Plains All American Pipeline, L.P. (NASDAQ: PAA) announced that the company has agreed to merge its activities within the Permian Basin into a new strategic joint venture with Oryx Midstream Holdings LLC.
Significant value on the cards: The newly formed strategic JV (Joint Venture) with Oryx Midstream will include all the Oryx Permian assets. Plains’ is expected to merge all its commercial activities in the new joint venture, except Plains’ long-haul pipeline systems, which are few of its intra-basin terminal assets. The majority of the company assets located are within the Permian Basin. As per the company, the transaction is expected to offer significant value for customers through increased connectivity, access to markets, and operational flexibility. As per the agreement, Plains will hold 65% in the Joint Venture, and Oryx Midstream will hold the remaining 35%.
Cash flow accretive: As per the transaction details, the joint venture is accretive in cash flow generations for both companies in the near term. Moreover, the entity will be debt-free. As a result, it is expected the joint venture operation will be sustainable in any reasonable price movement. The joint venture is aligned with Plains’ financial and portfolio optimizations strategies and reinforces Plains’ ability to maximize cash flow for the investors and support the overall corporate credit profile.

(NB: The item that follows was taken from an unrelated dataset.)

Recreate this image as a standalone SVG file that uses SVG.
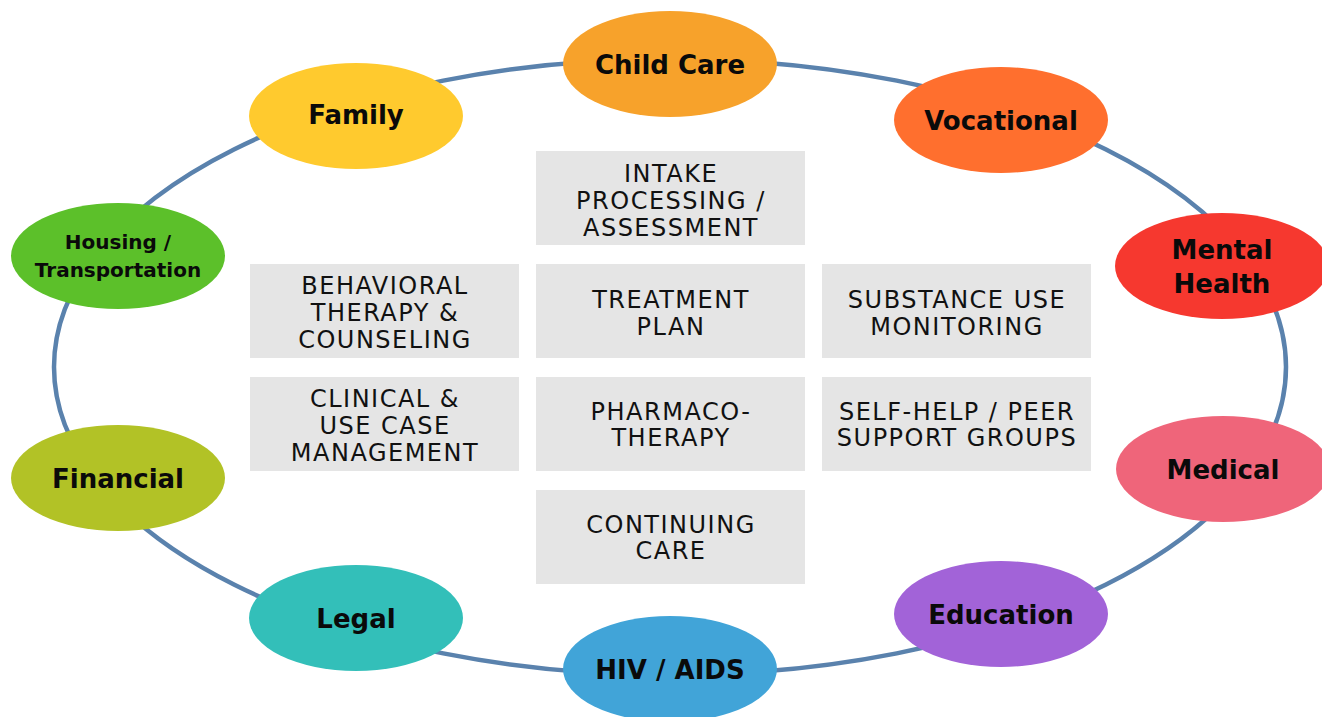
<svg xmlns="http://www.w3.org/2000/svg" width="1322" height="717" viewBox="0 0 1322 717">
  <style>
    .ring { fill: none; stroke: #5A82AD; stroke-width: 4.5; }
    .box rect { fill: #E5E5E5; }
    .box text { font-family: "DejaVu Sans", "Liberation Sans", sans-serif; font-size: 24px; letter-spacing: 1.5px; fill: #111; text-anchor: middle; }
    .node text { font-family: "DejaVu Sans", "Liberation Sans", sans-serif; font-weight: bold; font-size: 26px; fill: #0A0A0A; text-anchor: middle; }
    .node text.small { font-size: 20px; }
  </style>

  <!-- connecting ring -->
  <g id="connectors">
    <ellipse class="ring" cx="670" cy="367" rx="616" ry="308"/>
  </g>

  <!-- central service boxes -->
  <g id="box-intake" class="box">
    <rect x="536" y="151" width="269" height="94"/>
    <text x="671" y="182">INTAKE</text>
    <text x="671" y="209">PROCESSING /</text>
    <text x="671" y="236">ASSESSMENT</text>
  </g>
  <g id="box-behavioral" class="box">
    <rect x="250" y="264" width="269" height="94"/>
    <text x="385" y="294">BEHAVIORAL</text>
    <text x="385" y="321">THERAPY &amp;</text>
    <text x="385" y="348">COUNSELING</text>
  </g>
  <g id="box-treatment" class="box">
    <rect x="536" y="264" width="269" height="94"/>
    <text x="671" y="308">TREATMENT</text>
    <text x="671" y="335">PLAN</text>
  </g>
  <g id="box-substance" class="box">
    <rect x="822" y="264" width="269" height="94"/>
    <text x="957" y="308">SUBSTANCE USE</text>
    <text x="957" y="335">MONITORING</text>
  </g>
  <g id="box-clinical" class="box">
    <rect x="250" y="377" width="269" height="94"/>
    <text x="385" y="407">CLINICAL &amp;</text>
    <text x="385" y="434">USE CASE</text>
    <text x="385" y="461">MANAGEMENT</text>
  </g>
  <g id="box-pharmaco" class="box">
    <rect x="536" y="377" width="269" height="94"/>
    <text x="671" y="420">PHARMACO-</text>
    <text x="671" y="446">THERAPY</text>
  </g>
  <g id="box-selfhelp" class="box">
    <rect x="822" y="377" width="269" height="94"/>
    <text x="957" y="420">SELF-HELP / PEER</text>
    <text x="957" y="446">SUPPORT GROUPS</text>
  </g>
  <g id="box-continuing" class="box">
    <rect x="536" y="490" width="269" height="94"/>
    <text x="671" y="533">CONTINUING</text>
    <text x="671" y="559">CARE</text>
  </g>

  <!-- surrounding support nodes -->
  <g id="node-childcare" class="node">
    <ellipse cx="670" cy="64" rx="107" ry="53" fill="#F7A22B"/>
    <text x="670" y="74">Child Care</text>
  </g>
  <g id="node-family" class="node">
    <ellipse cx="356" cy="116" rx="107" ry="53" fill="#FFCA2E"/>
    <text x="356" y="124">Family</text>
  </g>
  <g id="node-vocational" class="node">
    <ellipse cx="1001" cy="120" rx="107" ry="53" fill="#FF6F2E"/>
    <text x="1001" y="130">Vocational</text>
  </g>
  <g id="node-housing" class="node">
    <ellipse cx="118" cy="256" rx="107" ry="53" fill="#5CC02A"/>
    <text class="small" x="118" y="249">Housing /</text>
    <text class="small" x="118" y="277">Transportation</text>
  </g>
  <g id="node-mentalhealth" class="node">
    <ellipse cx="1222" cy="266" rx="107" ry="53" fill="#F6382F"/>
    <text x="1222" y="259">Mental</text>
    <text x="1222" y="293">Health</text>
  </g>
  <g id="node-financial" class="node">
    <ellipse cx="118" cy="478" rx="107" ry="53" fill="#B2C226"/>
    <text x="118" y="488">Financial</text>
  </g>
  <g id="node-medical" class="node">
    <ellipse cx="1223" cy="469" rx="107" ry="53" fill="#EF657A"/>
    <text x="1223" y="479">Medical</text>
  </g>
  <g id="node-legal" class="node">
    <ellipse cx="356" cy="618" rx="107" ry="53" fill="#33BFB9"/>
    <text x="356" y="628">Legal</text>
  </g>
  <g id="node-education" class="node">
    <ellipse cx="1001" cy="614" rx="107" ry="53" fill="#A263D8"/>
    <text x="1001" y="624">Education</text>
  </g>
  <g id="node-hivaids" class="node">
    <ellipse cx="670" cy="669" rx="107" ry="53" fill="#41A4D8"/>
    <text x="670" y="679">HIV / AIDS</text>
  </g>
</svg>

Joint Venture Details: The joint venture entity will have ~5,500 miles of pipeline and ~6.8 MMb/d of pipeline system multi-segment capacity. It will have direct connections to all the intra-basin and downstream markets. The joint venture at current activity levels will have around 30 years of average inventory life and a majority with a projected IRR of 25% – 50%+ at ~$50/Bbl WT. Thus, it has multiple opportunities to drive operating efficiencies, reducing environmental footprint, Greenhouse gas emissions, and overall costs of operations. Moreover, there is an upside risk to overall operational activities related to Permian production growth.